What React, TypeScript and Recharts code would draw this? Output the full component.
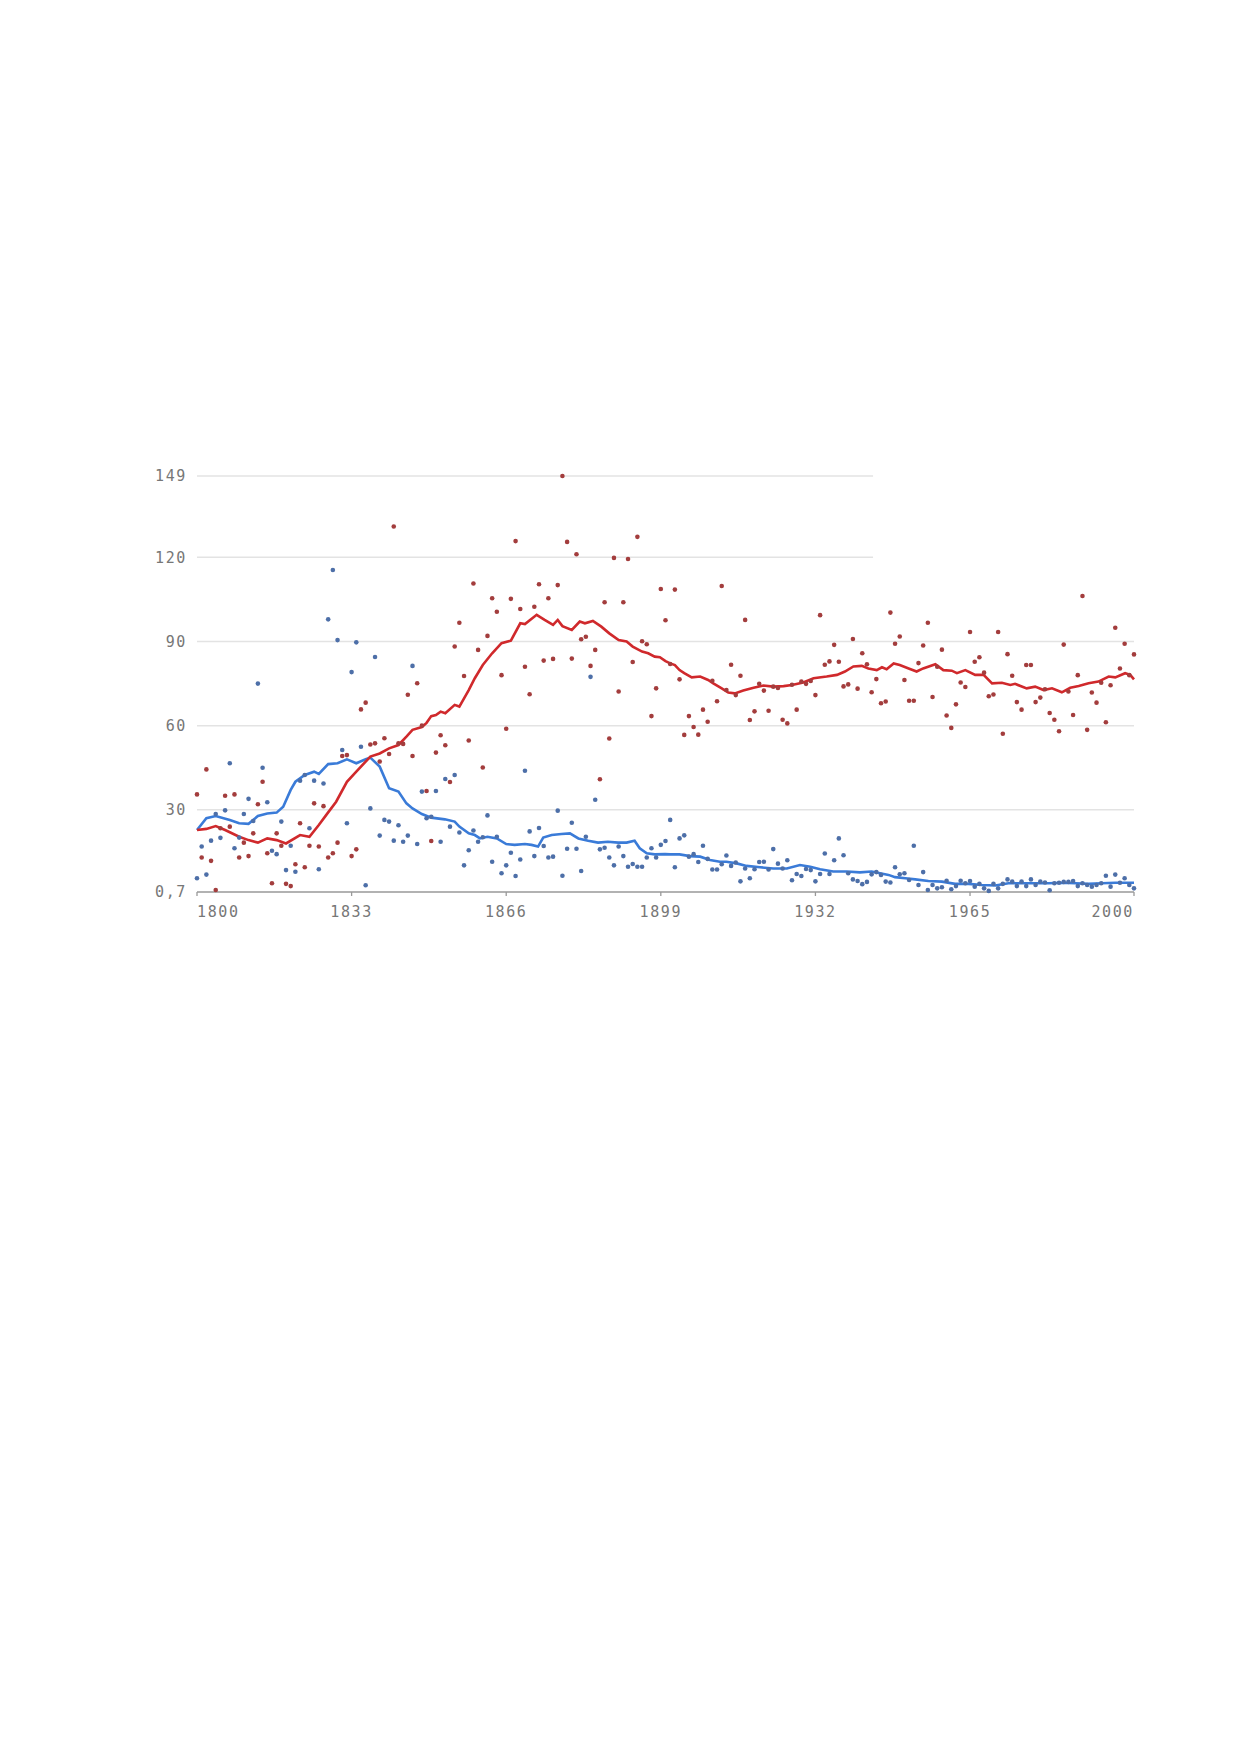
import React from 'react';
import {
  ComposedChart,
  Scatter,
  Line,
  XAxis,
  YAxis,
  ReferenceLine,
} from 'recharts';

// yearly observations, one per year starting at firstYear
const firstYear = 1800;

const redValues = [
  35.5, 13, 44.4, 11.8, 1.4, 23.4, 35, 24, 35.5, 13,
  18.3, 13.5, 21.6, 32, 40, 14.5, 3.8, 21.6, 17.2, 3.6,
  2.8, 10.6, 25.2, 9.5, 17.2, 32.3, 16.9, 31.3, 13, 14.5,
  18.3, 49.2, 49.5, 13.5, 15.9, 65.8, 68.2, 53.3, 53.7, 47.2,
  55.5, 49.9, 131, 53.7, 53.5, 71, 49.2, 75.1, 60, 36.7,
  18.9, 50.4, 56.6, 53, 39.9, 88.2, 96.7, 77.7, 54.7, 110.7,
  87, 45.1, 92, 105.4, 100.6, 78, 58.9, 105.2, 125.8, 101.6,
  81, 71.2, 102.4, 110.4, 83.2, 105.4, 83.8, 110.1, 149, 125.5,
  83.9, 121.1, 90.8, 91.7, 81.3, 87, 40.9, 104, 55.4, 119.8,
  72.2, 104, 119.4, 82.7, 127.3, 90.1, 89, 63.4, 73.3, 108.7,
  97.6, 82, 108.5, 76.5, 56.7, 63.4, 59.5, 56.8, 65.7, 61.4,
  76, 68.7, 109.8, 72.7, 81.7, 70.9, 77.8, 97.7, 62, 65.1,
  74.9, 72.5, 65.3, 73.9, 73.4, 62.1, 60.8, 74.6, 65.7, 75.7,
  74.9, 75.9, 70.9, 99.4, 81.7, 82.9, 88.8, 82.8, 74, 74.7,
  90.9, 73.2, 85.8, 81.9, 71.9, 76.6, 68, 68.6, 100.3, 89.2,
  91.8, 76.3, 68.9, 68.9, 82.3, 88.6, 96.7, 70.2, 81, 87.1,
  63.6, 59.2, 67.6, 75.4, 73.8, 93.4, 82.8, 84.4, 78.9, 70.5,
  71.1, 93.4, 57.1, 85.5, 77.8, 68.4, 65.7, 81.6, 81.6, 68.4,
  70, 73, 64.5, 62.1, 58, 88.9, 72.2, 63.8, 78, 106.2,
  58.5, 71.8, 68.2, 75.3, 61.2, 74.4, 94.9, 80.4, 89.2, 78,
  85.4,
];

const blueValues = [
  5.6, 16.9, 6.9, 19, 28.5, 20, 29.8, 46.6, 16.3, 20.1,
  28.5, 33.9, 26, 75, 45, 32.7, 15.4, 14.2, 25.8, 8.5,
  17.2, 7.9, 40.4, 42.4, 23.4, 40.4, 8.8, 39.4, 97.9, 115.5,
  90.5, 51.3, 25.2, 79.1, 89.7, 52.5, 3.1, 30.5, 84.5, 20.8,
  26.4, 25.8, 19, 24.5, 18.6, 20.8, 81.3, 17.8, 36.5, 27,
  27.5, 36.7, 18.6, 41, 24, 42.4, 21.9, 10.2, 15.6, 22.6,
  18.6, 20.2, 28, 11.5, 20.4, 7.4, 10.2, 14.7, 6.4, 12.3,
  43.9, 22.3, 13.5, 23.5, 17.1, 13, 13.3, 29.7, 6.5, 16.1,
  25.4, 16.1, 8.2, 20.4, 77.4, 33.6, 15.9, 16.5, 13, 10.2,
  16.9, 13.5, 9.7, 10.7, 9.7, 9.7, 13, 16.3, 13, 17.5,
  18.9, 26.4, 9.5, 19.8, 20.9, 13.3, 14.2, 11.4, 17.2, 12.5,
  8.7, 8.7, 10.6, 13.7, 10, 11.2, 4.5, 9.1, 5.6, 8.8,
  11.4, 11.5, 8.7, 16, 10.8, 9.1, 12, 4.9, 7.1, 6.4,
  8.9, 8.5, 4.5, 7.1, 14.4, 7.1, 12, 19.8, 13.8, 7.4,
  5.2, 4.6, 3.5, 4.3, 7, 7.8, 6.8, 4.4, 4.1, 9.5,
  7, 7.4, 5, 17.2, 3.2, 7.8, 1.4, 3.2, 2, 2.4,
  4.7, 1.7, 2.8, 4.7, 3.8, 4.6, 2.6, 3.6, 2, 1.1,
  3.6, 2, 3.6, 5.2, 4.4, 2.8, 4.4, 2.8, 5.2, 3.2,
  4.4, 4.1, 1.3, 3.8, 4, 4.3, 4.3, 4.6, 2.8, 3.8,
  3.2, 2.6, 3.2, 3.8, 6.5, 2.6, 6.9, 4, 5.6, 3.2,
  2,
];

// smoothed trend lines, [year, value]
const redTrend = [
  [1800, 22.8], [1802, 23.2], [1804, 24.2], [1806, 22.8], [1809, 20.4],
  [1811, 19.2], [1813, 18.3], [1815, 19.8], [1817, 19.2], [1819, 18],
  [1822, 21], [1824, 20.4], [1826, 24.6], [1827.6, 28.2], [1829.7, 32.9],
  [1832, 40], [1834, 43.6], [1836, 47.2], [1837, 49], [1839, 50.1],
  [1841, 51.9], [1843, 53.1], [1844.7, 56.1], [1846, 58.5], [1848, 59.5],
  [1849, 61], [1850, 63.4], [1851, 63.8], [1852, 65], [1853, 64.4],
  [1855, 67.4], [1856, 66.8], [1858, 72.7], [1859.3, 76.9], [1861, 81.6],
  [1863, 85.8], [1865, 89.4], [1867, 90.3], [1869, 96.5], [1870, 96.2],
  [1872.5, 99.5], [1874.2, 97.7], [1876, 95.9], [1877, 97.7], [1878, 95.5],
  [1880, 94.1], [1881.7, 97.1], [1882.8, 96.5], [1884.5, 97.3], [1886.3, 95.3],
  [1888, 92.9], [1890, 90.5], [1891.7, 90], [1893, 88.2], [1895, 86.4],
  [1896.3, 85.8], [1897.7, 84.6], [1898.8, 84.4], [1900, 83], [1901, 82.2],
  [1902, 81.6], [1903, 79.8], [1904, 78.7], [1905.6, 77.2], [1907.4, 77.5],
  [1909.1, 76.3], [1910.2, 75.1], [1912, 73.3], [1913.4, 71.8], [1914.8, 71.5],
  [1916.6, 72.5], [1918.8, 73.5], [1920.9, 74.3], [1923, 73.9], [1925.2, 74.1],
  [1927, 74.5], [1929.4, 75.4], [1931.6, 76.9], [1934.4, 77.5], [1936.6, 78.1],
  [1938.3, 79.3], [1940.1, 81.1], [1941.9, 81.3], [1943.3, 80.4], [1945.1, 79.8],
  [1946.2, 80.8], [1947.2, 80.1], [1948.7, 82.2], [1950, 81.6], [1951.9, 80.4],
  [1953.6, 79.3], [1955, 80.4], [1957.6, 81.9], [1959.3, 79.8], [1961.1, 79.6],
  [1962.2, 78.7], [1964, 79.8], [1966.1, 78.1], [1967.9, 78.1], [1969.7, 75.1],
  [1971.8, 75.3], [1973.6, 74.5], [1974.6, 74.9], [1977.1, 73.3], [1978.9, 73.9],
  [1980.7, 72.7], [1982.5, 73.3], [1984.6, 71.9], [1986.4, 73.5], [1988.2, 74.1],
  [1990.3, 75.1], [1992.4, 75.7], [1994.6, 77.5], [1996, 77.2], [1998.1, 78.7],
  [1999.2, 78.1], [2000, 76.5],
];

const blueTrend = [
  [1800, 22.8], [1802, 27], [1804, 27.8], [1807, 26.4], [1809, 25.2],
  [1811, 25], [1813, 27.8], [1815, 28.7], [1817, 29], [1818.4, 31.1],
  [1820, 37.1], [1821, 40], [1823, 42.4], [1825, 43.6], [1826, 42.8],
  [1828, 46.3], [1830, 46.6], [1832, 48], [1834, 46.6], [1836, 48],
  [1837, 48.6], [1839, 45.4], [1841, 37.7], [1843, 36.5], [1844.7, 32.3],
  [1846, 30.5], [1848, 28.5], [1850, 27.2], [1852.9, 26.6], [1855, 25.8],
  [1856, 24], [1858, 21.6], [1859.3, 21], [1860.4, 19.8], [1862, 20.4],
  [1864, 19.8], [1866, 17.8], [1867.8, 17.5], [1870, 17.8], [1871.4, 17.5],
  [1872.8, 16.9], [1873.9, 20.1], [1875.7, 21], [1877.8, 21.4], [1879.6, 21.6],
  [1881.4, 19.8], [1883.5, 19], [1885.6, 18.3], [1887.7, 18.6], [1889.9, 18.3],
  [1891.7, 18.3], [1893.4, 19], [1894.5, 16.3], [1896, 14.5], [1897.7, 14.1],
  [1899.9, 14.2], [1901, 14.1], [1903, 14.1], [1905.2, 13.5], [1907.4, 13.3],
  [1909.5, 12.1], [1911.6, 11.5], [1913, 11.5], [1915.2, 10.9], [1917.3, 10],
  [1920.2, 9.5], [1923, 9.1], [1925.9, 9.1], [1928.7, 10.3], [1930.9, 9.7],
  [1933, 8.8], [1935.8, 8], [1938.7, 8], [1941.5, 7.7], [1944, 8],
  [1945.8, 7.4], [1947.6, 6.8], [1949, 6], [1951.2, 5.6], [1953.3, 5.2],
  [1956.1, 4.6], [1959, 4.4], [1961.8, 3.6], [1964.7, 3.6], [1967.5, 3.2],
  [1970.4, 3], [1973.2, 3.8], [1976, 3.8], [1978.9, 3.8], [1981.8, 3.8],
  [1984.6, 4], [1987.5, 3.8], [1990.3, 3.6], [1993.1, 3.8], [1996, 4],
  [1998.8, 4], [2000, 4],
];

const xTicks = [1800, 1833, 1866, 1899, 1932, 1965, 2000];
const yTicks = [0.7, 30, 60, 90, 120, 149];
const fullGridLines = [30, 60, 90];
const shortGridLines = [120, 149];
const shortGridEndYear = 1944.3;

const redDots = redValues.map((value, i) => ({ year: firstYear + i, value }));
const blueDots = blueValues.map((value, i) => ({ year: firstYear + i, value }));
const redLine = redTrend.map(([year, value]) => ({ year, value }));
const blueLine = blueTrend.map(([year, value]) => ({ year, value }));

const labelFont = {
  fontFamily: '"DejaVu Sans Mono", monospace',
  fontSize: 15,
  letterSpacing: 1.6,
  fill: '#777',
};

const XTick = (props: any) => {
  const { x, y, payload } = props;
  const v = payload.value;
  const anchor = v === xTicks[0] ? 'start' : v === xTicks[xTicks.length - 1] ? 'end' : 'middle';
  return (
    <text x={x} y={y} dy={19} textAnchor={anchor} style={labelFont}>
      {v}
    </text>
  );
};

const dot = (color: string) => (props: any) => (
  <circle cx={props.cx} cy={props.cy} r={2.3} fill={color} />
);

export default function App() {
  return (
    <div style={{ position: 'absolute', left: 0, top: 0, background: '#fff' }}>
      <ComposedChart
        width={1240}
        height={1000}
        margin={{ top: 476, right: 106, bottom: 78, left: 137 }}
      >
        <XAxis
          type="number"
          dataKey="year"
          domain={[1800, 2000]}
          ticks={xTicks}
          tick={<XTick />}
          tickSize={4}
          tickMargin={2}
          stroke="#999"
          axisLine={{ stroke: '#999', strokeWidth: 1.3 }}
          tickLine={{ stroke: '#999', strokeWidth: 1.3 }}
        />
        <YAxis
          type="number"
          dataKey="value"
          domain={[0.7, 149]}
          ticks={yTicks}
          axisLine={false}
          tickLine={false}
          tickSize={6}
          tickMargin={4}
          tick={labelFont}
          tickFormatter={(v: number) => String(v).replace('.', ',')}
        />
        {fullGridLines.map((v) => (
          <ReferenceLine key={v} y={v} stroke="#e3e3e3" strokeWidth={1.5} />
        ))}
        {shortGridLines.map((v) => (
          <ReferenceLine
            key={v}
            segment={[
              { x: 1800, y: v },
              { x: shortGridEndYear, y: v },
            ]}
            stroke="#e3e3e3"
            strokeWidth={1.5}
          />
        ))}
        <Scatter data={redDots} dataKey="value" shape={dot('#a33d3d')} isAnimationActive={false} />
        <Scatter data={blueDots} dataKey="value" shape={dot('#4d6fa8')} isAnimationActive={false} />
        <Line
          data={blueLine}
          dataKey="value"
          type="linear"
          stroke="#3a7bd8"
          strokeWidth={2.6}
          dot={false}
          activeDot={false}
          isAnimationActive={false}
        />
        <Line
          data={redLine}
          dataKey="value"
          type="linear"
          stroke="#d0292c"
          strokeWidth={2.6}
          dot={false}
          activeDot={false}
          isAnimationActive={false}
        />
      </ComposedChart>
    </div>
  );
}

▬▬▬▬▬▬

Please repeat exactly the data above from its first line to the line that contains "const firstYear = 1800;", inclusive, and leave every picture out.

What React, TypeScript and Recharts code would draw this? Output the full component.
import React from 'react';
import {
  ComposedChart,
  Scatter,
  Line,
  XAxis,
  YAxis,
  ReferenceLine,
} from 'recharts';

// yearly observations, one per year starting at firstYear
const firstYear = 1800;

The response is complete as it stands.